_Goal_
Show all lines of the listing that hold the word "document".

_Stored records_
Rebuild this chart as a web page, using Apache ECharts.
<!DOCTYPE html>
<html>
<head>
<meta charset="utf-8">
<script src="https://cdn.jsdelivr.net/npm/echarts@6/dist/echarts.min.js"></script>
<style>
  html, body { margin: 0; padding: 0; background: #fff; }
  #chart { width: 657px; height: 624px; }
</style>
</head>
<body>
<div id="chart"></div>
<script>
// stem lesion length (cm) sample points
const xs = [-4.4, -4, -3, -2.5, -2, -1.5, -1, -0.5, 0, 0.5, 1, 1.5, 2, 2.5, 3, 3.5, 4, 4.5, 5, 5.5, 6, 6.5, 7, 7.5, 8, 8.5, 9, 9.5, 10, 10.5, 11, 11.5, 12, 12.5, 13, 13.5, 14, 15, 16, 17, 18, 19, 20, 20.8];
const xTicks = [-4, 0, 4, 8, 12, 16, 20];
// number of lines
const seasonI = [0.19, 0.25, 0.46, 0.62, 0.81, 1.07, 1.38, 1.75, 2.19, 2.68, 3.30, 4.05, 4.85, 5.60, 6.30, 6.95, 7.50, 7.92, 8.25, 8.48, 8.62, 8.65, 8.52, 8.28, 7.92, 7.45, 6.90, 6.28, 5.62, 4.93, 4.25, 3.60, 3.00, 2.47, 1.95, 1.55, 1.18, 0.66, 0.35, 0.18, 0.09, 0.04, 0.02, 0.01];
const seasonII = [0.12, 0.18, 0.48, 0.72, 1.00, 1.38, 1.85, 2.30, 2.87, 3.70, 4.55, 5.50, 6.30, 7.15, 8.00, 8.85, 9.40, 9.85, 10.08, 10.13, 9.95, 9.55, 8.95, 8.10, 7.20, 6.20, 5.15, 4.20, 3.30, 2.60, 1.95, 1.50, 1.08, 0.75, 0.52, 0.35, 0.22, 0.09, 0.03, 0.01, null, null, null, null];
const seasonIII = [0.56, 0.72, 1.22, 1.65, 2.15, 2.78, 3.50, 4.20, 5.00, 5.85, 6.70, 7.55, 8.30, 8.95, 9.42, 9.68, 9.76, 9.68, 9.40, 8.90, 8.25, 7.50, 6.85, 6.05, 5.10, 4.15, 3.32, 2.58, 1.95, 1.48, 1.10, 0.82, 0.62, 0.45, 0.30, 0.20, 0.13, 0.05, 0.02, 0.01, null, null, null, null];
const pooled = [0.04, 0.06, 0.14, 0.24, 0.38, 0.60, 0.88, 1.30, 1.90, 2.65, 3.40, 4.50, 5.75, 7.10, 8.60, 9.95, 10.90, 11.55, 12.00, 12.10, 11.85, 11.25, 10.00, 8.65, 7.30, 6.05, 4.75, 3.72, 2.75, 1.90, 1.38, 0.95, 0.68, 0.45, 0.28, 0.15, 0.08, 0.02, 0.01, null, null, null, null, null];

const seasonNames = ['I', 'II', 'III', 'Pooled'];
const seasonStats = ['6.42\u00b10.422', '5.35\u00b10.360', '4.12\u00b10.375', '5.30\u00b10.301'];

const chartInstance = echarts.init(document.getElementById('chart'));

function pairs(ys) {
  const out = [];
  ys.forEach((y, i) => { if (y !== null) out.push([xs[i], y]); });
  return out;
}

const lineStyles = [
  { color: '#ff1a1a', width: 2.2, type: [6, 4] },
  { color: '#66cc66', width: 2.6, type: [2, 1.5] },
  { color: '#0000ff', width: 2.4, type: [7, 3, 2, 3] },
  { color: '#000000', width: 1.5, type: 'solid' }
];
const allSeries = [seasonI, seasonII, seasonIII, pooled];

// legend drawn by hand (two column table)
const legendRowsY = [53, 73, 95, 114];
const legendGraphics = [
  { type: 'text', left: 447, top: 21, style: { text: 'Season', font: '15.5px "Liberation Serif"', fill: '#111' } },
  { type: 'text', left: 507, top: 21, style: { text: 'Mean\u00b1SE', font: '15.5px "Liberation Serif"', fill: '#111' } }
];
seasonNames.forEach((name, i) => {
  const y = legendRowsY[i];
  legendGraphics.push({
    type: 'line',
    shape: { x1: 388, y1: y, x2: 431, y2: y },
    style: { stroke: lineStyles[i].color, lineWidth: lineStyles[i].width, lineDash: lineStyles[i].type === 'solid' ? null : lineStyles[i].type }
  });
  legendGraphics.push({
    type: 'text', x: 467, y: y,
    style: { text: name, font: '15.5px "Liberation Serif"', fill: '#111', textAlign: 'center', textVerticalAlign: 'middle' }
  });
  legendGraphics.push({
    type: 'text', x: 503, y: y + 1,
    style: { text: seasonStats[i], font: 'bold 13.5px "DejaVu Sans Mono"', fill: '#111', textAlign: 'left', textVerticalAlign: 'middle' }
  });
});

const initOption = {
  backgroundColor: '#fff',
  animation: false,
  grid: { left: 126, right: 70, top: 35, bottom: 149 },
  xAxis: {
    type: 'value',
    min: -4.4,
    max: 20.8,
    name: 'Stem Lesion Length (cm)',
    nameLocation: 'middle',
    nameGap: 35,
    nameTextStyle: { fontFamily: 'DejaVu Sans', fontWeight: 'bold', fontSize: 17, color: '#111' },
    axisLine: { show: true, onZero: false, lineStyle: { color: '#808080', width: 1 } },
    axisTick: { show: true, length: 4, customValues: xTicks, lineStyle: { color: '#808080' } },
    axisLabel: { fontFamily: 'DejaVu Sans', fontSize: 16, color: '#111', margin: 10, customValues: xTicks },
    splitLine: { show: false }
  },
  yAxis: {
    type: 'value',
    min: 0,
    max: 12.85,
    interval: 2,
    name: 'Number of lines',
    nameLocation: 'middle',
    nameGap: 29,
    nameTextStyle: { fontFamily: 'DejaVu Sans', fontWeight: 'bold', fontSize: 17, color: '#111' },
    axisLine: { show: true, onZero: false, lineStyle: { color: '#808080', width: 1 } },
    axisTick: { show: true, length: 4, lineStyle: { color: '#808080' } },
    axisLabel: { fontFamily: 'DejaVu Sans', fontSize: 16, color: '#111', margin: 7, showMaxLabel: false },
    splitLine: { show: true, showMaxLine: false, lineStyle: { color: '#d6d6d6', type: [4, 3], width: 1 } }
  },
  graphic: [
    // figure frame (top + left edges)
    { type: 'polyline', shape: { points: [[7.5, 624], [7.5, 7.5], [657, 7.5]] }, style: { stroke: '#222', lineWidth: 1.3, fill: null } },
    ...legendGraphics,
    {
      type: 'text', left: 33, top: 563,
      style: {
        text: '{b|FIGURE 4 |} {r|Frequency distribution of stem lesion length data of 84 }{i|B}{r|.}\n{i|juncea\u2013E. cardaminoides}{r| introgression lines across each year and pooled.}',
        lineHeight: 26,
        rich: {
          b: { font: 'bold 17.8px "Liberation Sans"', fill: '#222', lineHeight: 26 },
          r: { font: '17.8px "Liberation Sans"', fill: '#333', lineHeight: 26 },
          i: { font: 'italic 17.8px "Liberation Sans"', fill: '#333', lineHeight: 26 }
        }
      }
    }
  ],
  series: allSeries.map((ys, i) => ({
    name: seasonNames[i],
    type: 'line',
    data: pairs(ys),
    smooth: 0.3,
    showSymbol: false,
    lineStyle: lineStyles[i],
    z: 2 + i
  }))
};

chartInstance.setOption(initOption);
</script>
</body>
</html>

--

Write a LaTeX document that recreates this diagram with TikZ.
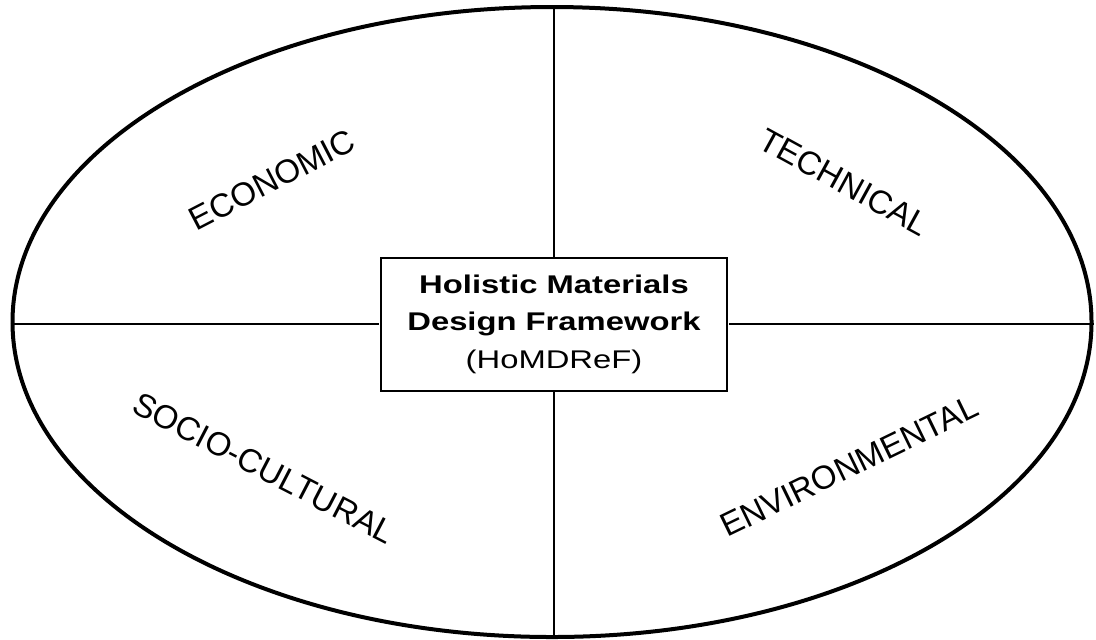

_Answer_
const chartInstance = echarts.init(document.getElementById('chart'));
Write a LaTeX document that recreates this diagram with TikZ.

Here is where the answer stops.